DiPiazza

Where I break stuff, then write about it.

VoIP Network Fundamentals

A fast, visual guide to the network concepts that make or break call quality.

QoS (Quality of Service)

QoS prioritizes voice packets over bulk data so calls stay clear even when the network is busy.

  • Set WAN upload/download shapers to ~85-90% of real speeds to keep the router in control.
  • Reserve voice bandwidth based on max concurrent calls + ~20% overhead.
  • Typical starting point: allocate 20-30% of the uplink for VoIP, then adjust.

DMZ (Demilitarized Zone)

DMZ network segmentation diagram

A DMZ isolates publicly reachable systems from internal devices.

  • Use a DMZ for any VoIP system that must accept inbound internet traffic.
  • Keep phones on the internal LAN or a dedicated voice VLAN.
  • Only open the required SIP and RTP ports through the firewall.
Note: Enabling a DMZ forwards all inbound internet traffic to the selected device, which effectively bypasses firewall protection. This can expose the device to security risks, so use it only as a last resort.

Latency, Jitter, Packet Loss

Voice is sensitive to delay variation. Keep these in the green for stable calls.

Metric Excellent Acceptable Poor
Latency < 70 ms 70-150 ms > 150 ms
Jitter < 10 ms 10-30 ms > 30 ms
Packet Loss < 0.5% 0.5-1% > 1%
Jitter is variation in packet arrival time. Too much variation causes choppy audio.

What Is MTR?

MTR command output

MTR combines ping and traceroute so you can see loss and latency at every hop.

  • Run it toward the provider when calls are choppy.
  • Loss that starts mid-path is often ISP or transit related.
  • Look for jitter spikes near the end of the path.

Ports 5060 and 5061

SIP is the signaling protocol that sets up calls. Media flows separately over RTP.

  • 5060: SIP over UDP or TCP.
  • 5061: SIP over TLS (encrypted signaling).
  • RTP uses a provider-specific port range.

What Is SIP ALG?

SIP ALG is a router feature that edits SIP packets and often breaks VoIP.

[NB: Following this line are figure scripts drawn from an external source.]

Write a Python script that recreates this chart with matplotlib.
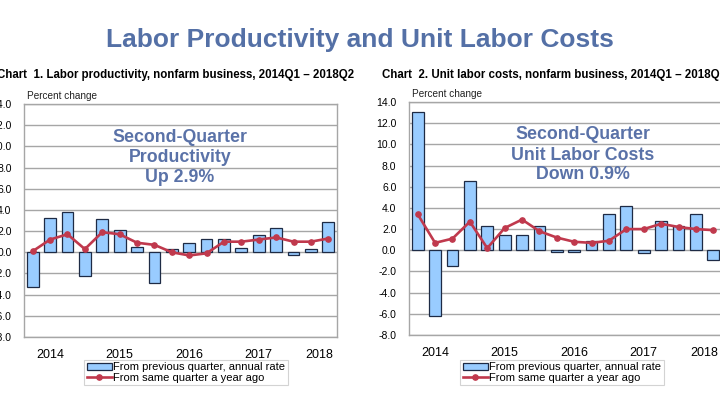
import matplotlib
matplotlib.use("Agg")
import matplotlib.pyplot as plt
from matplotlib.patches import Patch
from matplotlib.lines import Line2D
import numpy as np

quarters = ["2014Q1", "2014Q2", "2014Q3", "2014Q4", "2015Q1", "2015Q2", "2015Q3", "2015Q4",
            "2016Q1", "2016Q2", "2016Q3", "2016Q4", "2017Q1", "2017Q2", "2017Q3", "2017Q4",
            "2018Q1", "2018Q2"]
year_labels = ["2014", "2015", "2016", "2017", "2018"]
year_pos = [1, 5, 9, 13, 16.5]

prod_qoq = [-3.3, 3.2, 3.8, -2.2, 3.1, 2.1, 0.5, -2.9, 0.3, 0.9, 1.3, 1.3, 0.4, 1.6, 2.3, -0.3, 0.3, 2.9]
prod_yoy = [0.1, 1.2, 1.7, 0.3, 1.9, 1.7, 0.9, 0.7, 0.0, -0.3, -0.1, 1.0, 1.0, 1.2, 1.4, 1.0, 1.0, 1.3]

ulc_qoq = [13.1, -6.2, -1.5, 6.5, 2.3, 1.4, 1.4, 2.3, -0.2, -0.2, 0.9, 3.4, 4.2, -0.3, 2.8, 2.3, 3.4, -0.9]
ulc_yoy = [3.4, 0.7, 1.1, 2.7, 0.2, 2.1, 2.9, 1.8, 1.2, 0.8, 0.7, 0.9, 2.0, 2.0, 2.5, 2.2, 2.0, 1.9]

yticks = np.arange(-8, 14.1, 2)

W, H = 720, 405
fig = plt.figure(figsize=(7.2, 4.05), dpi=100)
fig.patch.set_facecolor("white")

BAR = "#99CCFF"
EDGE = "#1E2B45"
LINE = "#C0394D"
GRID = "#A6A6A6"
TITLE_C = "#5470A6"
ANN_C = "#5A72A8"
FONT = ["Liberation Sans", "DejaVu Sans"]


def fx(x):
    return x / W


def fy(y):
    return 1 - y / H


def make_chart(left, top, bottom, qoq, yoy, title, title_x, ann_lines, ann_x, ann_ys,
               leg_box):
    width = 313
    ax = fig.add_axes([fx(left), fy(bottom), width / W, (bottom - top) / H])
    x = np.arange(len(quarters))
    ax.bar(x, qoq, width=0.68, color=BAR, edgecolor=EDGE, linewidth=0.9, zorder=3)
    ax.plot(x, yoy, color=LINE, linewidth=1.9, marker="o", markersize=3.8, zorder=4)
    ax.set_xlim(-0.5, len(quarters) - 0.5)
    ax.set_ylim(-8, 14)
    ax.set_yticks(yticks)
    ax.set_yticklabels([f"{v:.1f}" for v in yticks], fontsize=7.5, family=FONT)
    ax.set_xticks(year_pos)
    ax.set_xticklabels(year_labels, fontsize=9, family=FONT)
    ax.tick_params(axis="x", length=0, pad=9)
    ax.tick_params(axis="y", length=0, pad=9)
    ax.grid(axis="y", color=GRID, linewidth=1.0, zorder=0)
    for s in ax.spines.values():
        s.set_color(GRID)
        s.set_linewidth(1.0)
    fig.text(fx(title_x), fy(75), title, fontsize=8.3, fontweight="bold", family=FONT,
             ha="left", va="center", color="black")
    fig.text(fx(left + 3), fy(top - 8), "Percent change", fontsize=7.2, family=FONT,
             ha="left", va="center", color="#222222")
    for line, yy in zip(ann_lines, ann_ys):
        fig.text(fx(ann_x), fy(yy), line, fontsize=12.8, fontweight="bold", family=FONT,
                 ha="center", va="center", color=ANN_C)
    handles = [Patch(facecolor=BAR, edgecolor=EDGE, linewidth=0.9),
               Line2D([], [], color=LINE, linewidth=1.9, marker="o", markersize=3.8)]
    labels = ["From previous quarter, annual rate", "From same quarter a year ago"]
    x0, y0, x1, y1 = leg_box
    leg = fig.legend(handles, labels, loc="center",
                     bbox_to_anchor=(fx((x0 + x1) / 2), fy((y0 + y1) / 2)),
                     prop={"family": FONT, "size": 8.0},
                     frameon=True, fancybox=False, borderpad=0.2, labelspacing=0.05,
                     handlelength=2.3, handletextpad=0.1, handleheight=0.6,
                     borderaxespad=0)
    leg.get_frame().set_edgecolor("#C8C8C8")
    leg.get_frame().set_linewidth(0.8)
    return ax


make_chart(24, 104, 337, prod_qoq, prod_yoy,
           "Chart  1. Labor productivity, nonfarm business, 2014Q1 \u2013 2018Q2", -3,
           ["Second-Quarter", "Productivity", "Up 2.9%"], 180, [137, 157, 177],
           (82, 361, 290, 384))
make_chart(409, 102, 335, ulc_qoq, ulc_yoy,
           "Chart  2. Unit labor costs, nonfarm business, 2014Q1 \u2013 2018Q2", 382,
           ["Second-Quarter", "Unit Labor Costs", "Down 0.9%"], 583, [135, 156, 175],
           (457, 361, 667, 384))

fig.text(0.5, fy(40), "Labor Productivity and Unit Labor Costs", fontsize=19,
         fontweight="bold", family=["Liberation Sans Narrow", "Liberation Sans", "DejaVu Sans"],
         ha="center", va="center", color=TITLE_C)

fig.savefig("out.png", dpi=100)
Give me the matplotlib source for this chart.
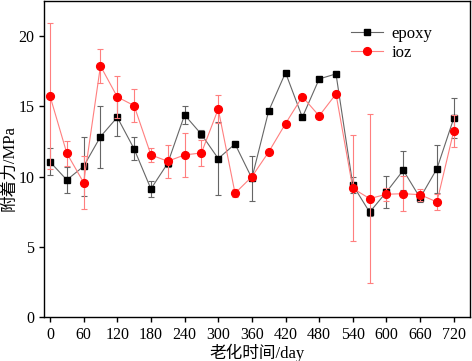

  • Best practice: disable SIP ALG for stability.
  • Symptoms include one-way audio and dropped calls.
  • Document the setting in your network checklist.
Customer version: SIP ALG is a “helper” setting in some routers that rewrites call traffic. It often changes the wrong parts of the call, which leads to one-way audio, dropped calls, or phones that won’t register. Turning it off is a common fix.

What Is WebRTC?

WebRTC in the browser

WebRTC delivers real-time voice and video directly in the browser without plugins.

  • Used for softphones, web call widgets, and contact centers.
  • Relies on ICE, STUN, and TURN for NAT traversal.
  • Security is built-in with DTLS and SRTP.

What Are VoIP Trunks?

SIP trunking diagram

A SIP trunk is a shared connection between your phone system and the carrier.

  • One trunk provides multiple simultaneous call paths.
  • Scales without installing physical phone lines.
  • Common for PBX-to-provider integrations.

STUN, TURN, ICE (NAT Traversal)

Remote users and WebRTC need NAT traversal to avoid one-way audio.

Protocol Purpose When to Use
STUN Discover public IP/port Most NAT scenarios
TURN Relay media traffic Restrictive firewalls
ICE STUN first, TURN fallback Default in WebRTC

Wireshark & Packet Capture

Packet captures reveal SIP errors and RTP quality problems.

tcpdump -i eth0 -w voip.pcap port 5060 or portrange 10000-20000
sip || rtp || sip.Status-Code >= 400
  • Check Telephony → RTP → Stream Analysis for jitter and loss.
  • Filter by SIP error codes to see failed calls.

Quick Troubleshooting Checklist

  • Run MTR to the provider and look for loss or jitter.
  • Verify QoS is enabled and voice is prioritized.
  • Disable SIP ALG in the router or firewall.
  • Confirm SIP + RTP ports are allowed.
  • Test on wired Ethernet to rule out Wi-Fi jitter.